Following on to my last post about saving on postage, this post looks at getting the most of out existing discounts.

Get the most out of existing discounts

There are many ways for mailers with mid- to high-volume applications to receive a lower postage cost. The postal service rewards mailers with discounts for doing some of their work prior to submitting mail. In particular, worksharing discounts are available when a mailer validates and standardizes addresses, preventing undeliverable-as-addressed mailpieces from entering the mailstream.

Many of these discounts are tied to a new regulation being driven by the United States Postal Service® (USPS®) – the Intelligent Mail® barcode (IMB).

Address cleansing and sorting

Some mailers either can’t correct the addresses they receive (for example, they just process the list of recipients and have no control over it), and others don’t cleanse their mailing lists because they don’t have the technology to do so.

For those who can’t correct addresses, the best cost-saving approach is to identify undeliverable mailpieces before they are submitted to the postal system. New technologies that help with this use the power of vision system reading and USPS database lookups at machine speed.

So even though a mailer may not be able to control whether the address is correct, they can determine whether the mailpiece will get to the recipient. With this information, they have the power to pull the mailpiece from the entire mailing.
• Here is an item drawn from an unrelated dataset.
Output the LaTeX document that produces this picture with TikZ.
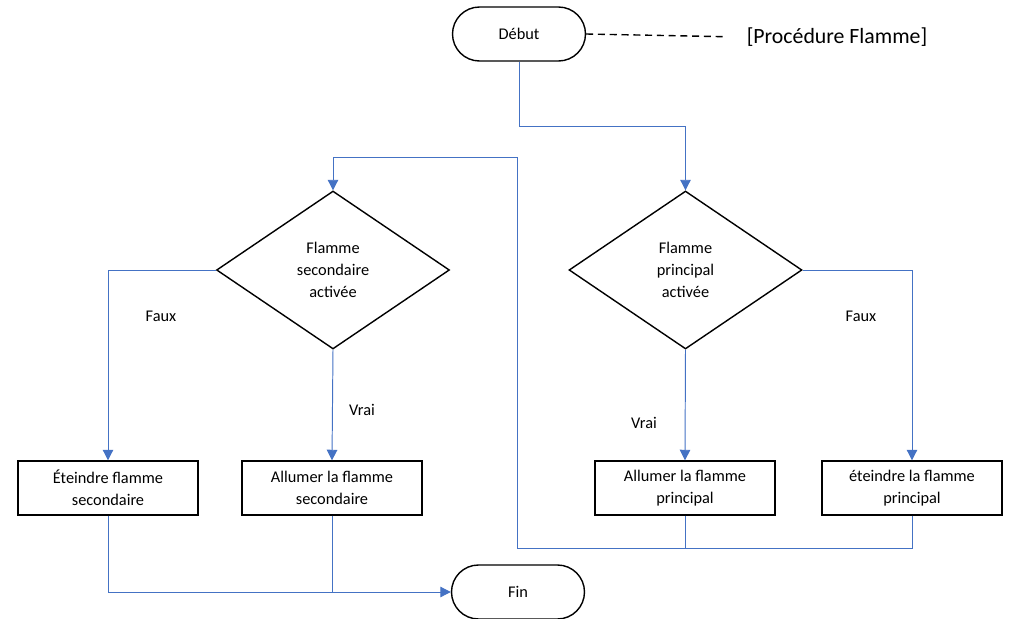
\documentclass[tikz,border=0pt]{standalone}
\usepackage{fontspec}
\setmainfont{Carlito}
\usepackage{tikz}
\usetikzlibrary{arrows.meta,positioning,calc,shapes.geometric}
\definecolor{flowblue}{HTML}{4472C4}

\begin{document}
\begin{tikzpicture}[x=0.02cm, y=-0.02cm,
    every node/.style={font=\fontsize{9.3}{12.7}\selectfont, align=center},
    terminal/.style={draw, line width=0.8pt, rounded corners=0.54cm, minimum width=2.66cm, minimum height=1.08cm},
    decision/.style={draw, line width=0.8pt, diamond, inner sep=0pt, minimum width=4.66cm, minimum height=3.16cm},
    process/.style={draw, line width=0.8pt, minimum width=3.6cm, minimum height=1.08cm},
    link/.style={draw=flowblue, line width=0.55pt},
    flow/.style={link, -{Triangle[width=6pt,length=6pt]}}]
  \useasboundingbox (0,0) rectangle (1009,619);
  % debut et fin
  \node[terminal] (debut) at (519,34) {Début};
  \node[font=\fontsize{12.4}{15}\selectfont] (procnote) at (837,37) {[Procédure Flamme]};
  \node[terminal] (fin) at (518,592) {Fin};
  % decisions
  \node[decision] (dsec) at (333,270) {Flamme\\secondaire\\activée};
  \node[decision] (dprin) at (685.5,270) {Flamme\\principal\\activée};
  % actions
  \node[process] (bsoff) at (108,488) {Éteindre flamme\\secondaire};
  \node[process] (bson) at (332,488) {Allumer la flamme\\secondaire};
  \node[process] (bpon) at (685,488) {Allumer la flamme\\principal};
  \node[process] (bpoff) at (912,488) {éteindre la flamme\\principal};
  % etiquettes
  \node (fauxsec) at (161,316) {Faux};
  \node (vraisec) at (362,410) {Vrai};
  \node (vraiprin) at (644,423) {Vrai};
  \node (fauxprin) at (861,316) {Faux};
  \coordinate (loopcorner) at (517,548);
  \coordinate (looptop) at (517,157);
  % connecteurs
  \draw[line width=0.8pt, dash pattern=on 4pt off 2.7pt, shorten >=0.3cm] (debut.east) -- (procnote.west);
  \draw[flow] (debut.south) -- ++(0,65) -| (dprin.north);
  \draw[flow] (dsec.west) -| (bsoff.north);
  \draw[flow] (dsec.south) -- (bson.north);
  \draw[flow] (dprin.south) -- (bpon.north);
  \draw[flow] (dprin.east) -| (bpoff.north);
  \draw[flow] (bpoff.south) |- (loopcorner) -- (looptop) -| (dsec.north);
  \draw[link] (bpon.south) -- (bpon.south |- loopcorner);
  \draw[flow] (bsoff.south) |- (fin.west);
  \draw[link] (bson.south) -- (bson.south |- fin.west);
\end{tikzpicture}
\end{document}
This approach saves money in two ways: by avoiding having non-compliant mailpieces incur penalties, and saving money by not applying the price of postage to an undeliverable mailpiece.

Mailers who do have the ability to correct their addresses can reduce their postage costs by leveraging technology – either pre-print or during sorting – to satisfy postal requirements for address cleansing and mail sortation, ensuring that submitted mailpieces are deliverable and already grouped by destination.

Other benefits include timely delivery, which can satisfy government and industry requirements in industries such as banking and financial services, and has the possibility of lowering the float of payments by speeding the round-trip cycle.